This section continues the discussion on the valid and licit ministers of confirmation:
All Eastern Rite priests, either in conjunction with Baptism or separately from it, can confer this sacrament validly on all the faithful of any rite including the Latin; licitly, however, only if the regulations both of the common and the particular law are observed.(Cfr. S.C.S. Officii, Instr. (ad Ep. Scepusien.), an. 1783; S.C. de Prop. Fide (pro Coptis), 15 mart. 1790, n. XIII; Decr. 6 oct. 1863, C, a; S.C. pro Eccl.

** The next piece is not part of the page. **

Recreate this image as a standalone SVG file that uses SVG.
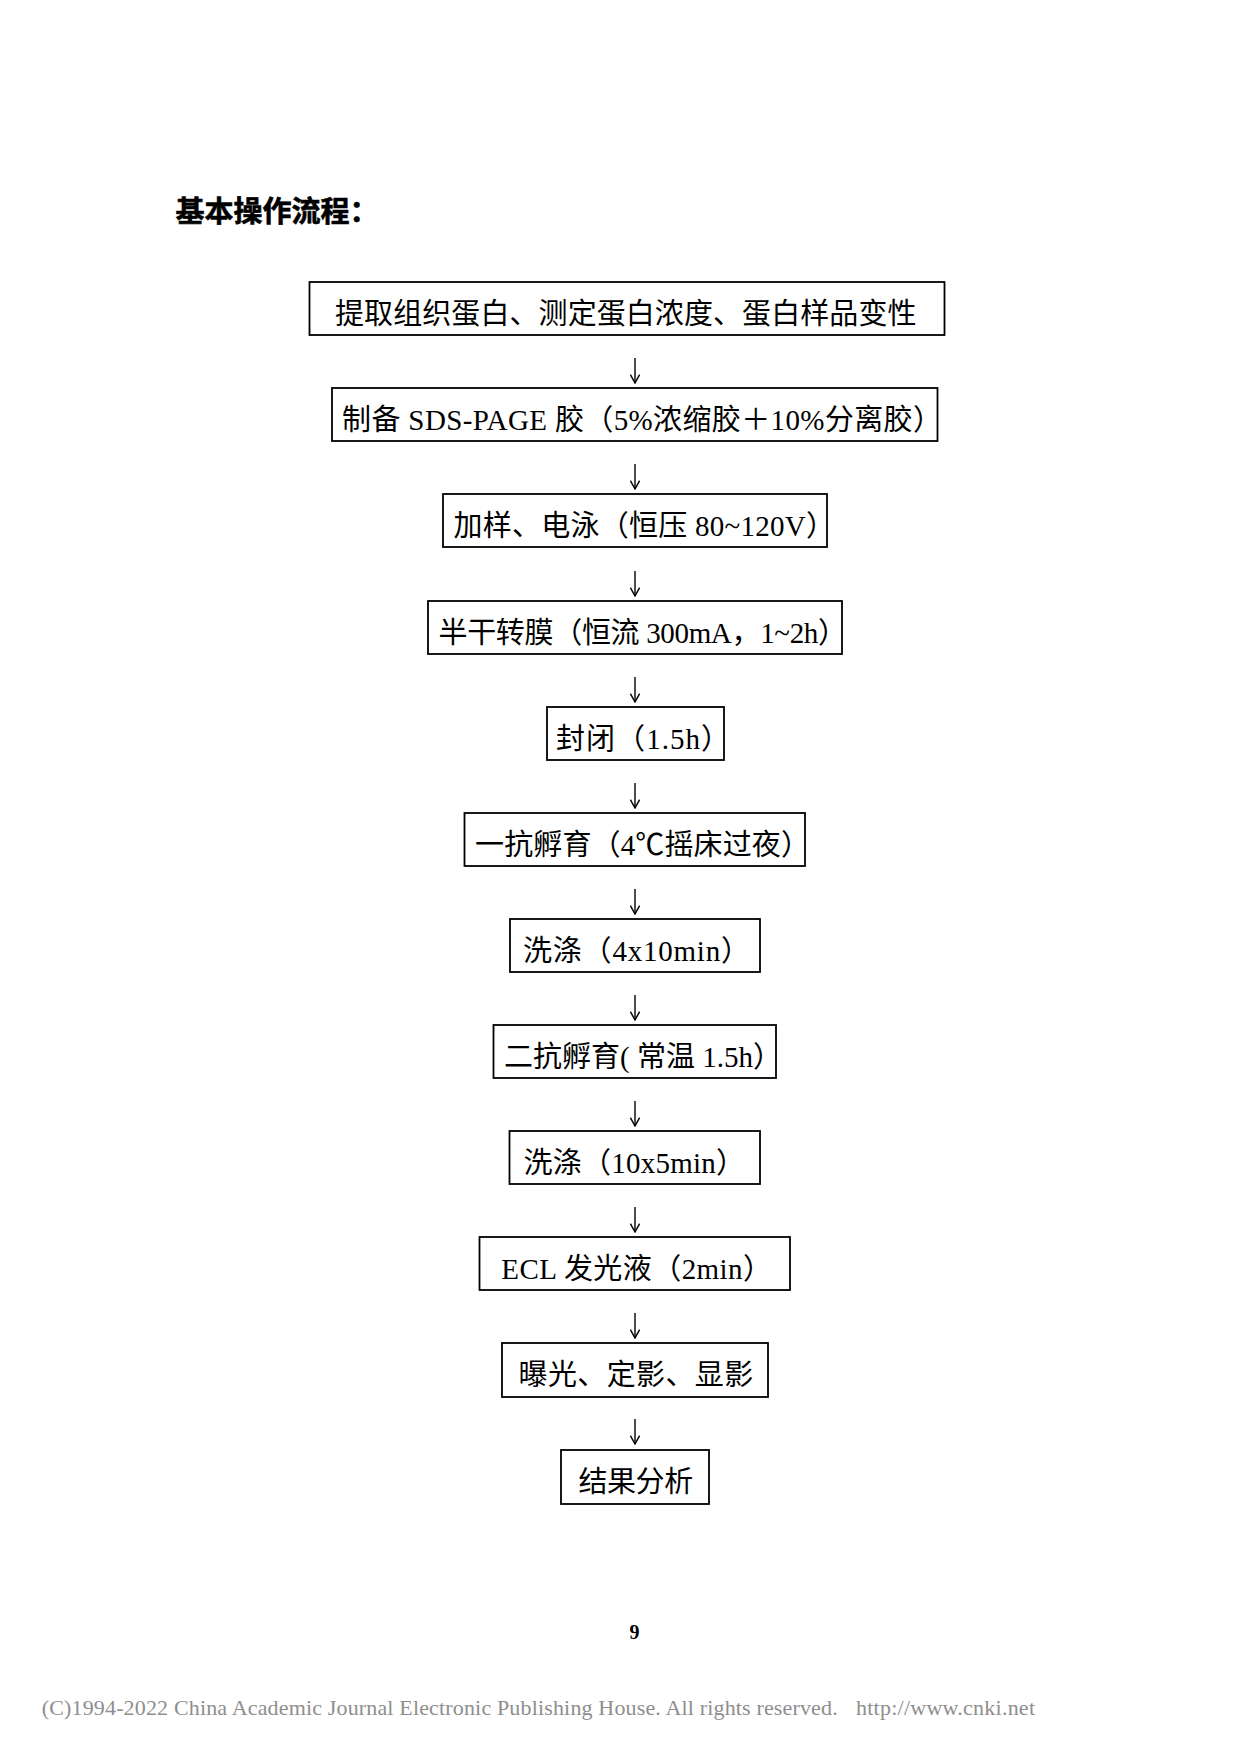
<svg xmlns="http://www.w3.org/2000/svg" width="1240" height="1754" viewBox="0 0 1240 1754">
<style>
  .box { fill: #ffffff; stroke: #000000; stroke-width: 1.8; }
  .lbl { font-family: "Liberation Serif", "Noto Sans CJK SC", serif; font-size: 29px; fill: #000000; }
  .title { font-family: "Noto Sans CJK SC", sans-serif; font-size: 29px; font-weight: bold; fill: #000000; stroke: #000000; stroke-width: 0.6; }
  .conn { stroke: #000000; stroke-width: 1.4; fill: none; }
  .page { font-family: "Liberation Serif", serif; font-size: 20px; font-weight: bold; fill: #000000; }
  .copy { font-family: "Liberation Serif", serif; font-size: 22px; fill: #8e8e8e; }
</style>
<defs>
  <marker id="vhead" viewBox="0 0 10 10" refX="9.3" refY="5" markerWidth="10" markerHeight="10" markerUnits="userSpaceOnUse" orient="auto">
    <path d="M1,0.4 L9.3,5 L1,9.6" fill="none" stroke="#000000" stroke-width="1.4"/>
  </marker>
</defs>
<rect x="0" y="0" width="1240" height="1754" fill="#ffffff"/>

<text class="title" x="175.5" y="221.5">基本操作流程：</text>

<g id="connectors">
  <line class="conn" x1="635" y1="358" x2="635" y2="383" marker-end="url(#vhead)"/>
  <line class="conn" x1="635" y1="464" x2="635" y2="489" marker-end="url(#vhead)"/>
  <line class="conn" x1="635" y1="571" x2="635" y2="596" marker-end="url(#vhead)"/>
  <line class="conn" x1="635" y1="677" x2="635" y2="702" marker-end="url(#vhead)"/>
  <line class="conn" x1="635" y1="783" x2="635" y2="808" marker-end="url(#vhead)"/>
  <line class="conn" x1="635" y1="889" x2="635" y2="914" marker-end="url(#vhead)"/>
  <line class="conn" x1="635" y1="995" x2="635" y2="1020" marker-end="url(#vhead)"/>
  <line class="conn" x1="635" y1="1101" x2="635" y2="1126" marker-end="url(#vhead)"/>
  <line class="conn" x1="635" y1="1207" x2="635" y2="1232" marker-end="url(#vhead)"/>
  <line class="conn" x1="635" y1="1313" x2="635" y2="1338" marker-end="url(#vhead)"/>
  <line class="conn" x1="635" y1="1419" x2="635" y2="1444" marker-end="url(#vhead)"/>
</g>

<g id="n1">
  <rect class="box" x="309.5" y="282" width="635" height="53"/>
  <text class="lbl" x="335" y="324" textLength="581.5" lengthAdjust="spacing">提取组织蛋白、测定蛋白浓度、蛋白样品变性</text>
</g>
<g id="n2">
  <rect class="box" x="332" y="388" width="605.5" height="53"/>
  <text class="lbl" x="342" y="430" textLength="600" lengthAdjust="spacing">制备 SDS-PAGE 胶（5%浓缩胶＋10%分离胶）</text>
</g>
<g id="n3">
  <rect class="box" x="443" y="494" width="384" height="53"/>
  <text class="lbl" x="453.5" y="536" textLength="381.5" lengthAdjust="spacing">加样、电泳（恒压 80~120V）</text>
</g>
<g id="n4">
  <rect class="box" x="428" y="601" width="414" height="53"/>
  <text class="lbl" x="438.5" y="643" textLength="408.5" lengthAdjust="spacing">半干转膜（恒流 300mA，1~2h）</text>
</g>
<g id="n5">
  <rect class="box" x="547" y="707" width="177" height="53"/>
  <text class="lbl" x="556" y="749" textLength="174" lengthAdjust="spacing">封闭（1.5h）</text>
</g>
<g id="n6">
  <rect class="box" x="464.5" y="813" width="340.5" height="53"/>
  <text class="lbl" x="475" y="855" textLength="335" lengthAdjust="spacing">一抗孵育（4℃摇床过夜）</text>
</g>
<g id="n7">
  <rect class="box" x="510" y="919" width="250" height="53"/>
  <text class="lbl" x="523" y="961" textLength="227" lengthAdjust="spacing">洗涤（4x10min）</text>
</g>
<g id="n8">
  <rect class="box" x="493.5" y="1025" width="282.5" height="53"/>
  <text class="lbl" x="504" y="1067" textLength="278" lengthAdjust="spacing">二抗孵育( 常温 1.5h）</text>
</g>
<g id="n9">
  <rect class="box" x="509.5" y="1131" width="250.5" height="53"/>
  <text class="lbl" x="523.5" y="1173" textLength="221.5" lengthAdjust="spacing">洗涤（10x5min）</text>
</g>
<g id="n10">
  <rect class="box" x="479.5" y="1237" width="310.5" height="53"/>
  <text class="lbl" x="501.3" y="1279" textLength="270.7" lengthAdjust="spacing">ECL 发光液（2min）</text>
</g>
<g id="n11">
  <rect class="box" x="502" y="1343" width="266" height="54"/>
  <text class="lbl" x="518.5" y="1385" textLength="234.7" lengthAdjust="spacing">曝光、定影、显影</text>
</g>
<g id="n12">
  <rect class="box" x="561" y="1450" width="148" height="54"/>
  <text class="lbl" x="578.5" y="1492" textLength="114.7" lengthAdjust="spacing">结果分析</text>
</g>

<text class="page" x="634.5" y="1639" text-anchor="middle">9</text>
<text class="copy" x="41.7" y="1715" textLength="796" lengthAdjust="spacing">(C)1994-2022 China Academic Journal Electronic Publishing House. All rights reserved.</text>
<text class="copy" x="856" y="1715" textLength="179" lengthAdjust="spacing">http://www.cnki.net</text>
</svg>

Orient. 1 maii 1948; S.C.S. Officii, resp. 22 apr. 1896 cum litt. 19 maii 1896.) Priests, also, of Latin Rite, in accordance with the faculties they enjoy in respect of the administration of this sacrament, validly administer it also to the faithful of Eastern Churches; without prejudice to the rite, observing in regard to licitness the regulations both of the common and of the particular law.(CIC, can. 782, 4; S.C. pra Eccl. Orient., Decretum . de Sacramento Confirmationis administrando etiam fidelibus orientalibus a presbyteris latini ritus, qui hoc indulto gaudeant pro fidelibus sui ritus, 1 maii 1948.)
The canon law citation is from the 1917 edition, I believe. Today, parish priests routinely confirm non-Catholic Christians who enter into full communion. When unbaptized people become Catholic, it is the ordinary practice for them to be baptized and confirmed by the parish priest.